# [Short task]
Reproduce all the lines below exactly and omit the images.

***** Dataset content

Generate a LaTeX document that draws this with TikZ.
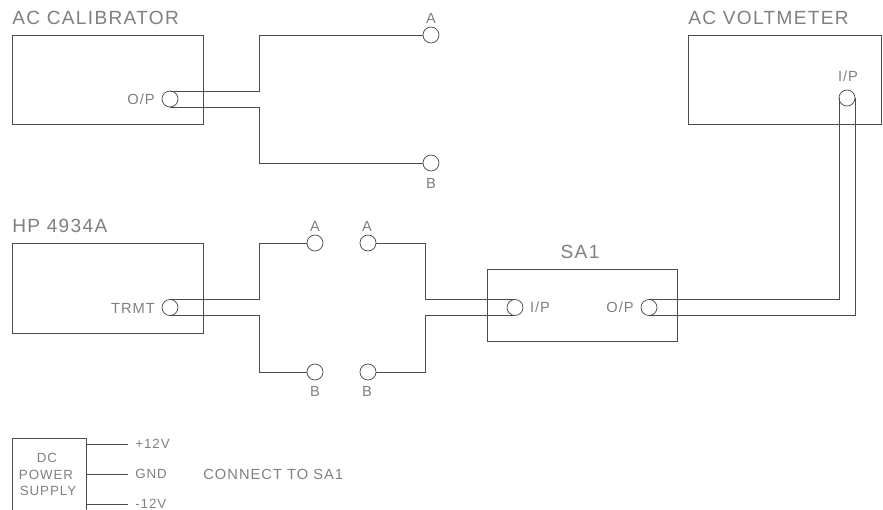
\documentclass[tikz,border=0pt]{standalone}
\usepackage{fontspec}
\newfontfamily\cadfont[LetterSpace=7]{Liberation Sans}
\tikzset{every picture/.style={line width=0.55pt}}
\tikzset{
  box/.style={draw=black!70,inner sep=0pt,outer sep=0pt},
  port/.style={circle,draw=black!70,inner sep=0pt,outer sep=0pt,minimum size=12pt},
  wire/.style={draw=black!70},
  biglabel/.style={text=black!50,inner sep=0pt,font=\cadfont\fontsize{14.3}{14.3}\selectfont},
  smalllabel/.style={text=black!50,inner sep=0pt,font=\cadfont\fontsize{11}{11}\selectfont},
  tinylabel/.style={text=black!50,inner sep=0pt,font=\cadfont\fontsize{10}{10}\selectfont}
}
\newcommand{\busline}[3]{\draw[wire] (#1) -- (#1 -| #3) -- (#2 -| #3) -- (#2);}

\begin{document}
\begin{tikzpicture}[x=0.75pt,y=0.75pt,yscale=-1,xscale=1]
\useasboundingbox (0,0) rectangle (883,510);
% Boxes
\node [box,minimum width=143.25pt,minimum height=67.1pt] (calbox) at (107.5,79.75) {};
\node [box,minimum width=143.25pt,minimum height=67.5pt] (hpbox) at (107.5,288) {};
\node [box,minimum width=142.5pt,minimum height=54pt] (sabox) at (582,305) {};
\node [box,minimum width=144.75pt,minimum height=67.1pt] (vmbox) at (784.5,79.75) {};
% Ports
\node [port] (calop) at (170,99) {};
\node [port] (cala) at (431,35) {};
\node [port] (calb) at (431,163) {};
\node [port] (hptr) at (170,307.5) {};
\node [port] (hpa) at (315,243) {};
\node [port] (hpb) at (315,372) {};
\node [port] (ina) at (368,243) {};
\node [port] (inb) at (368,372) {};
\node [port] (saip) at (515,307.5) {};
\node [port] (saop) at (649,307.5) {};
\node [port] (vmip) at (847,98) {};
% Bus positions
\coordinate (calbus) at (259,99);
\coordinate (hpbus) at (259,307);
\coordinate (inbus) at (425,307);
% Wires
\busline{calop.north}{cala.west}{calbus}
\busline{calop.south}{calb.west}{calbus}
\busline{hptr.north}{hpa.west}{hpbus}
\busline{hptr.south}{hpb.west}{hpbus}
\busline{ina.east}{saip.north}{inbus}
\busline{inb.east}{saip.south}{inbus}
\draw [wire] (saop.north) -| (vmip.west);
\draw [wire] (saop.south) -| (vmip.east);
% DC supply
\draw [wire] (12,510) |- (86,438) -- (86,510);
\coordinate (supp) at (86,444);
\coordinate (supg) at (86,474);
\coordinate (supn) at (86,504);
\node [tinylabel,anchor=west] (plus) at (135,444) {+12V};
\node [tinylabel,anchor=west] (gnd) at (135,474) {GND};
\node [tinylabel,anchor=west] (minus) at (135,504) {-12V};
\draw [wire,shorten >=5.25pt] (supp) -- (plus);
\draw [wire,shorten >=5.25pt] (supg) -- (gnd);
\draw [wire,shorten >=5.25pt] (supn) -- (minus);
% Text Node
\node [biglabel,anchor=west] (calname) at (12,18) {AC CALIBRATOR};
\node [biglabel,anchor=west] (vmname) at (688,18) {AC VOLTMETER};
\node [biglabel,anchor=west] (hpname) at (12,226) {HP 4934A};
\node [biglabel] (saname) at (580,252) {SA1};
\node [smalllabel] (calopl) at (141,99) {O/P};
\node [smalllabel] (hptrl) at (133,308) {TRMT};
\node [smalllabel] (saipl) at (540,307) {I/P};
\node [smalllabel] (saopl) at (620,307) {O/P};
\node [smalllabel] (vmipl) at (848,76) {I/P};
\node [smalllabel] (calal) at (431,18) {A};
\node [smalllabel] (calbl) at (431,183) {B};
\node [smalllabel] (hpal) at (315,226) {A};
\node [smalllabel] (hpbl) at (315,391) {B};
\node [smalllabel] (inal) at (367,226) {A};
\node [smalllabel] (inbl) at (367,391) {B};
\node [tinylabel] (supa) at (47,458) {DC};
\node [tinylabel] (supb) at (46,475) {POWER};
\node [tinylabel] (supc) at (48,491) {SUPPLY};
\node [smalllabel,anchor=west] (note) at (203,474) {CONNECT TO SA1};
\end{tikzpicture}
\end{document}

**********

# [Task solution]
Generate a LaTeX document that draws this with TikZ.
\documentclass[tikz,border=0pt]{standalone}
\usepackage{fontspec}
\newfontfamily\cadfont[LetterSpace=7]{Liberation Sans}
\tikzset{every picture/.style={line width=0.55pt}}
\tikzset{
  box/.style={draw=black!70,inner sep=0pt,outer sep=0pt},
  port/.style={circle,draw=black!70,inner sep=0pt,outer sep=0pt,minimum size=12pt},
  wire/.style={draw=black!70},
  biglabel/.style={text=black!50,inner sep=0pt,font=\cadfont\fontsize{14.3}{14.3}\selectfont},
  smalllabel/.style={text=black!50,inner sep=0pt,font=\cadfont\fontsize{11}{11}\selectfont},
  tinylabel/.style={text=black!50,inner sep=0pt,font=\cadfont\fontsize{10}{10}\selectfont}
}
\newcommand{\busline}[3]{\draw[wire] (#1) -- (#1 -| #3) -- (#2 -| #3) -- (#2);}

\begin{document}
\begin{tikzpicture}[x=0.75pt,y=0.75pt,yscale=-1,xscale=1]
\useasboundingbox (0,0) rectangle (883,510);
% Boxes
\node [box,minimum width=143.25pt,minimum height=67.1pt] (calbox) at (107.5,79.75) {};
\node [box,minimum width=143.25pt,minimum height=67.5pt] (hpbox) at (107.5,288) {};
\node [box,minimum width=142.5pt,minimum height=54pt] (sabox) at (582,305) {};
\node [box,minimum width=144.75pt,minimum height=67.1pt] (vmbox) at (784.5,79.75) {};
% Ports
\node [port] (calop) at (170,99) {};
\node [port] (cala) at (431,35) {};
\node [port] (calb) at (431,163) {};
\node [port] (hptr) at (170,307.5) {};
\node [port] (hpa) at (315,243) {};
\node [port] (hpb) at (315,372) {};
\node [port] (ina) at (368,243) {};
\node [port] (inb) at (368,372) {};
\node [port] (saip) at (515,307.5) {};
\node [port] (saop) at (649,307.5) {};
\node [port] (vmip) at (847,98) {};
% Bus positions
\coordinate (calbus) at (259,99);
\coordinate (hpbus) at (259,307);
\coordinate (inbus) at (425,307);
% Wires
\busline{calop.north}{cala.west}{calbus}
\busline{calop.south}{calb.west}{calbus}
\busline{hptr.north}{hpa.west}{hpbus}
\busline{hptr.south}{hpb.west}{hpbus}
\busline{ina.east}{saip.north}{inbus}
\busline{inb.east}{saip.south}{inbus}
\draw [wire] (saop.north) -| (vmip.west);
\draw [wire] (saop.south) -| (vmip.east);
% DC supply
\draw [wire] (12,510) |- (86,438) -- (86,510);
\coordinate (supp) at (86,444);
\coordinate (supg) at (86,474);
\coordinate (supn) at (86,504);
\node [tinylabel,anchor=west] (plus) at (135,444) {+12V};
\node [tinylabel,anchor=west] (gnd) at (135,474) {GND};
\node [tinylabel,anchor=west] (minus) at (135,504) {-12V};
\draw [wire,shorten >=5.25pt] (supp) -- (plus);
\draw [wire,shorten >=5.25pt] (supg) -- (gnd);
\draw [wire,shorten >=5.25pt] (supn) -- (minus);
% Text Node
\node [biglabel,anchor=west] (calname) at (12,18) {AC CALIBRATOR};
\node [biglabel,anchor=west] (vmname) at (688,18) {AC VOLTMETER};
\node [biglabel,anchor=west] (hpname) at (12,226) {HP 4934A};
\node [biglabel] (saname) at (580,252) {SA1};
\node [smalllabel] (calopl) at (141,99) {O/P};
\node [smalllabel] (hptrl) at (133,308) {TRMT};
\node [smalllabel] (saipl) at (540,307) {I/P};
\node [smalllabel] (saopl) at (620,307) {O/P};
\node [smalllabel] (vmipl) at (848,76) {I/P};
\node [smalllabel] (calal) at (431,18) {A};
\node [smalllabel] (calbl) at (431,183) {B};
\node [smalllabel] (hpal) at (315,226) {A};
\node [smalllabel] (hpbl) at (315,391) {B};
\node [smalllabel] (inal) at (367,226) {A};
\node [smalllabel] (inbl) at (367,391) {B};
\node [tinylabel] (supa) at (47,458) {DC};
\node [tinylabel] (supb) at (46,475) {POWER};
\node [tinylabel] (supc) at (48,491) {SUPPLY};
\node [smalllabel,anchor=west] (note) at (203,474) {CONNECT TO SA1};
\end{tikzpicture}
\end{document}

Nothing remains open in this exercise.